Provided data
..............................

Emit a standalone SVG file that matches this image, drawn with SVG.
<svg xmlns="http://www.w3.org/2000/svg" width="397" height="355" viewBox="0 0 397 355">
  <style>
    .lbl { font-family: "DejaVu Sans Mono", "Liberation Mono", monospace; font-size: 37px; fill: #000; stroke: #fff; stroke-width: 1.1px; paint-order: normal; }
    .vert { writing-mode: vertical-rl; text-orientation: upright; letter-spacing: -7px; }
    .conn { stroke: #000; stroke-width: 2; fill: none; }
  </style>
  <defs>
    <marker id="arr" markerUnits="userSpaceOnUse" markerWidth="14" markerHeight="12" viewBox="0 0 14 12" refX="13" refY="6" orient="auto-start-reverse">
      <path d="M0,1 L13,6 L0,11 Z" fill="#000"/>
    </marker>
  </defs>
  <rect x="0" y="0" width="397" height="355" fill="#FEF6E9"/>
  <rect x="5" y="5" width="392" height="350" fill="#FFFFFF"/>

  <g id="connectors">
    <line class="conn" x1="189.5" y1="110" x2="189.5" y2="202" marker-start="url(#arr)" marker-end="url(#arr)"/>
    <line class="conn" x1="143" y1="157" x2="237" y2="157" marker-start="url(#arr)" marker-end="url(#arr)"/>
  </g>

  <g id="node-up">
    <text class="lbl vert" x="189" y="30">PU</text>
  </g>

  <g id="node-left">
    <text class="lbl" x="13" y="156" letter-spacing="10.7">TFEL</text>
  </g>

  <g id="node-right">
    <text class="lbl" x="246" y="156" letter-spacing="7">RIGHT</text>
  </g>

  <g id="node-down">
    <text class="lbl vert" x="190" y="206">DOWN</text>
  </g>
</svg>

..............................

Brief
Transcribe the material exactly as it reads.

Completed task
Emit a standalone SVG file that matches this image, drawn with SVG.
<svg xmlns="http://www.w3.org/2000/svg" width="397" height="355" viewBox="0 0 397 355">
  <style>
    .lbl { font-family: "DejaVu Sans Mono", "Liberation Mono", monospace; font-size: 37px; fill: #000; stroke: #fff; stroke-width: 1.1px; paint-order: normal; }
    .vert { writing-mode: vertical-rl; text-orientation: upright; letter-spacing: -7px; }
    .conn { stroke: #000; stroke-width: 2; fill: none; }
  </style>
  <defs>
    <marker id="arr" markerUnits="userSpaceOnUse" markerWidth="14" markerHeight="12" viewBox="0 0 14 12" refX="13" refY="6" orient="auto-start-reverse">
      <path d="M0,1 L13,6 L0,11 Z" fill="#000"/>
    </marker>
  </defs>
  <rect x="0" y="0" width="397" height="355" fill="#FEF6E9"/>
  <rect x="5" y="5" width="392" height="350" fill="#FFFFFF"/>

  <g id="connectors">
    <line class="conn" x1="189.5" y1="110" x2="189.5" y2="202" marker-start="url(#arr)" marker-end="url(#arr)"/>
    <line class="conn" x1="143" y1="157" x2="237" y2="157" marker-start="url(#arr)" marker-end="url(#arr)"/>
  </g>

  <g id="node-up">
    <text class="lbl vert" x="189" y="30">PU</text>
  </g>

  <g id="node-left">
    <text class="lbl" x="13" y="156" letter-spacing="10.7">TFEL</text>
  </g>

  <g id="node-right">
    <text class="lbl" x="246" y="156" letter-spacing="7">RIGHT</text>
  </g>

  <g id="node-down">
    <text class="lbl vert" x="190" y="206">DOWN</text>
  </g>
</svg>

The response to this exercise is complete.